July raw sugar on ICE inched down 0.12 cent, or 0.7 percent, to settle at 16.43 cents a lb. It dipped earlier to 16.41 cents, the lowest level for the front month since July 2010, pressured by expectations for a huge cane harvest in the centre-south of top grower Brazil.
Total volume soared to nearly 144,000 lots, 50 percent more than the 250-day average, preliminary Thomson Reuters data showed, with dealers citing active July/October spreading. “We’re not too far from hitting (sell) stops, that’s my understanding,” said Alex Oliveira, sugar trader for Newedge USA, adding that if the market goes lower, automatic sell orders are likely to take it down even further.
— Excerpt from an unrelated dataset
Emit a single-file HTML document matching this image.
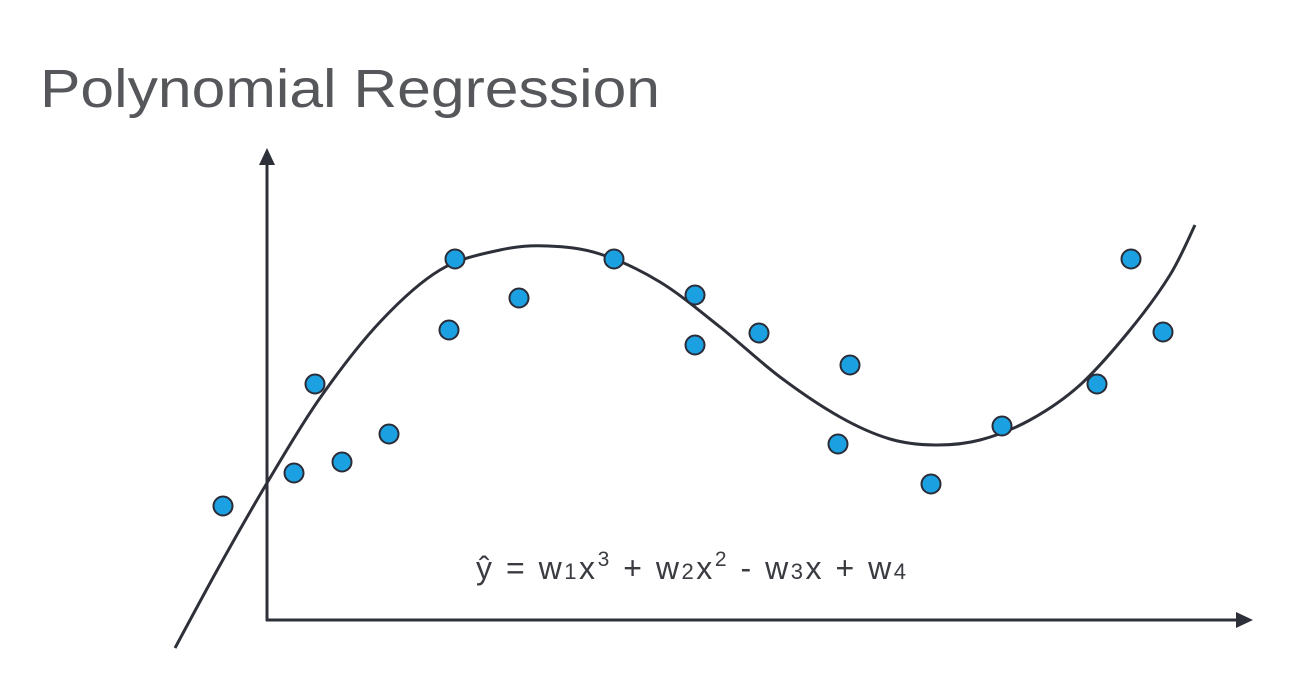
<!DOCTYPE html>
<html><head><meta charset="utf-8"><style>
html,body{margin:0;padding:0;background:#fff;width:1316px;height:691px;overflow:hidden}
svg{display:block}
</style></head><body>
<svg id="chart" width="1316" height="691" viewBox="0 0 1316 691" xmlns="http://www.w3.org/2000/svg">
<text x="40" y="107" font-family="Liberation Sans, sans-serif" font-size="54" fill="#55575b" textLength="620" lengthAdjust="spacingAndGlyphs">Polynomial Regression</text>
<g id="axes">
<line x1="267" y1="621" x2="267" y2="160" stroke="#2e3039" stroke-width="3"/>
<polygon points="267,148 259,165 275,165" fill="#2e3039"/>
<line x1="266" y1="620" x2="1240" y2="620" stroke="#2e3039" stroke-width="3"/>
<polygon points="1253,620 1236,612 1236,628" fill="#2e3039"/>
</g>
<g id="curve-layer"></g>
<g id="points-layer"></g>
<text x="476" y="579" font-family="Liberation Sans, sans-serif" font-size="32" fill="#3a3c42" textLength="430" lengthAdjust="spacing">ŷ = w<tspan font-size="22">1</tspan>x<tspan font-size="21" dy="-13">3</tspan><tspan dy="13"> + w</tspan><tspan font-size="22">2</tspan>x<tspan font-size="21" dy="-13">2</tspan><tspan dy="13"> - w</tspan><tspan font-size="22">3</tspan>x + w<tspan font-size="22">4</tspan></text>
</svg>
<script>
const pointX = [-44,27,48,75,122,182,188,252,347,428,428,492,571,583,664,735,830,864,896];
const pointY = [114,147,236,158,186,290,361,322,361,325,275,287,176,255,136,194,236,361,288];
const curveX = [-92,-47,0,53,113,173,233,281,333,393,453,513,573,623,668,713,763,813,863,903,928];
const curveY = [-28,55,137,222,298,350,370,374,366,338,293,243,203,181,175,180,200,235,290,345,395];
const xScale = v => 267 + v;
const yScale = v => 620 - v;
const NS = "http://www.w3.org/2000/svg";
const cl = document.getElementById('curve-layer');
const pl = document.getElementById('points-layer');
const P = curveX.map((x,i)=>[xScale(x), yScale(curveY[i])]);
let d = `M${P[0][0]},${P[0][1]}`;
for (let i=0;i<P.length-1;i++){
  const p0=P[Math.max(i-1,0)],p1=P[i],p2=P[i+1],p3=P[Math.min(i+2,P.length-1)];
  const c1=[p1[0]+(p2[0]-p0[0])/6,p1[1]+(p2[1]-p0[1])/6];
  const c2=[p2[0]-(p3[0]-p1[0])/6,p2[1]-(p3[1]-p1[1])/6];
  d+=` C${c1[0]},${c1[1]} ${c2[0]},${c2[1]} ${p2[0]},${p2[1]}`;
}
const path=document.createElementNS(NS,'path');
path.setAttribute('d',d);
path.setAttribute('fill','none');
path.setAttribute('stroke','#2e3039');
path.setAttribute('stroke-width','3');


cl.appendChild(path);
pointX.forEach((x,i)=>{
  const c=document.createElementNS(NS,'circle');
  c.setAttribute('cx',xScale(x));
  c.setAttribute('cy',yScale(pointY[i]));
  c.setAttribute('r','9.5');
  c.setAttribute('fill','#1ba1e2');
  c.setAttribute('stroke','#2a2d38');
  c.setAttribute('stroke-width','2');
  
  
  pl.appendChild(c);
});
</script>
</body></html>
Dealers said there was heavy open interest in raw sugar put contracts on the options market at 16.50 cents per lb. That caused the futures market to gravitate to that area, which is viewed as support. Open interest for futures on May 31 climbed by nearly 2,500 lots to 907,805 lots, the highest since June 2008. Options open interest rose by 6,219 lots to 492,936 lots, the highest since February 14, ICE data showed.
“With the slow and sliding price action and little by way of credible/investable bull story, it seems the market is consigned to slip slowly rather than quickly,” said Tom Kujawa, of broker Sucden Financial Sugar. “We think we are going to continue sideways to lower and expect new lows over the session.” August white sugar on Liffe closed down $1.20, or 0.3 percent, at $476.10 a tonne.